Philadelphia's First Michelin Star
When the Michelin Guide announced its first-ever Philadelphia edition in November 2025, three restaurants received a star. Friday Saturday Sunday was among them — and the award felt both surprising in its timing and completely inevitable in retrospect. Chad Williams and his wife Hanna have been quietly building one of the East Coast's finest tasting menu restaurants since taking over this Rittenhouse institution in 2016.

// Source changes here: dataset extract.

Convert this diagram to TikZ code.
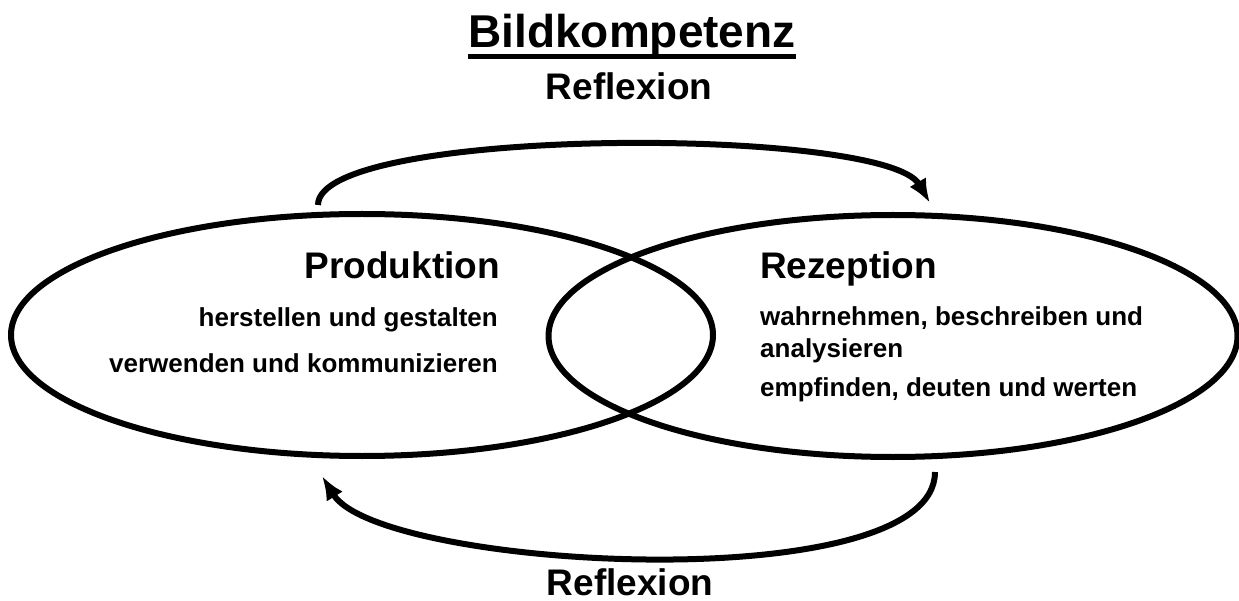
\documentclass[tikz,border=0pt]{standalone}
\usepackage{fontspec}
\setmainfont{Liberation Sans}
\usetikzlibrary{shapes.geometric,positioning,calc,arrows.meta}
\newcommand{\kreis}[3]{\node[ellipse,draw,line width=6pt,minimum width=#3,minimum height=242pt](#1) at (#2){};}
\newcommand{\zeile}[4][west]{\node[sub,anchor=base #1](#2) at (#3){#4};}

\begin{document}
\begin{tikzpicture}[x=1pt,y=-1pt,>={Latex[length=24pt,width=19pt]},
  big/.style={font=\fontsize{37}{40}\selectfont\bfseries,inner sep=0},
  sub/.style={font=\fontsize{26}{30}\selectfont\bfseries,inner sep=0}]
\useasboundingbox (0,0) rectangle (1239,601);

\node[font=\fontsize{46}{50}\selectfont\bfseries,inner sep=0,anchor=base](titel) at (632,48){Bildkompetenz};
\draw[line width=5pt] ($(titel.base west)+(0,9)$) -- ($(titel.base east)+(0,9)$);

\kreis{prod}{362,335}{702pt}
\kreis{rez}{893,336}{689pt}

% Produktion
\node[big,anchor=base east](prodt) at (500,279){Produktion};
\zeile[east]{p1}{498,327}{herstellen und gestalten}
\zeile[east]{p2}{498,373}{verwenden und kommunizieren}

% Rezeption
\node[big,anchor=base west](rezt) at (760,279){Rezeption};
\zeile{r1}{760,326}{wahrnehmen, beschreiben und}
\zeile{r2}{760,357}{analysieren}
\zeile{r3}{760,396}{empfinden, deuten und werten}

% Reflexion
\node[big,anchor=base](refl1) at (629,100){Reflexion};
\node[big,anchor=base](refl2) at (630,595){Reflexion};
\coordinate (a1) at (318,205);
\coordinate (a2) at (930,203);
\coordinate (b1) at (935,472);
\coordinate (b2) at (322,476);
\draw[->,line width=6pt] (a1) .. controls (318,126) and (885,126) .. (a2);
\draw[->,line width=6pt] (b1) .. controls (935,600) and (380,570) .. (b2);

\end{tikzpicture}
\end{document}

The restaurant's name is a statement of intent: this is dining that belongs to the full sweep of the week, not merely the formal Friday-night occasion. Williams has always cooked with a democratic spirit — technically exacting, but emotionally warm, his food expressing genuine joy rather than the kind of anxious striving that characterizes many ambitious kitchens.
The Menu
The eight-course tasting menu at $195 per person is one of the finest-value serious tasting experiences on the American East Coast. Each course demonstrates, as Michelin's inspectors noted, "skilled technique, calibrated innovation and an innate understanding of the luxury ingredients" Williams works with.
The menu changes seasonally and with what Williams finds at market, but certain signatures recur: supple handmade pastas; impeccably sourced seafood treated with a restraint that concentrates rather than complicates flavor; and a dessert program of unusual ambition. The wine list, built with care for mid-priced bottles of genuine character, adds to the sense of a restaurant more interested in the experience than the bill total.
Bar seating is available with an abbreviated à la carte menu — a genuinely clever way to experience the kitchen without the full tasting menu investment.
The Room
A handsome Rittenhouse townhouse interior: warm wood, low lighting, the intimacy of a restaurant that feels like someone's very well-appointed home. The service is attentive without being performative — staff who know the menu deeply and explain it with evident enthusiasm rather than rehearsed formality. This is a room that feels genuinely proud of what comes out of its kitchen.
Best Occasion: Close a Deal
The Michelin star and James Beard Award credentials do the heavy lifting before you arrive. Philadelphia's professional class recognizes Friday Saturday Sunday as the city's most decorated kitchen, which means bringing a client here is already a statement of taste. The tasting menu format — eight courses, no decisions required, conversation flowing freely — makes it the perfect environment for a dinner where the food should impress without competing with the conversation. The relatively intimate room means you can be heard. The $195 price point means the bill doesn't become the story.
Best Occasion: Impress Clients
When the goal is to signal that you know Philadelphia dining at its finest, and that you operate at the level of Michelin-starred restaurants, Friday Saturday Sunday delivers that message cleanly. The food is good enough to be the entire conversation — or to disappear entirely into the background of the meeting, depending on what the evening requires.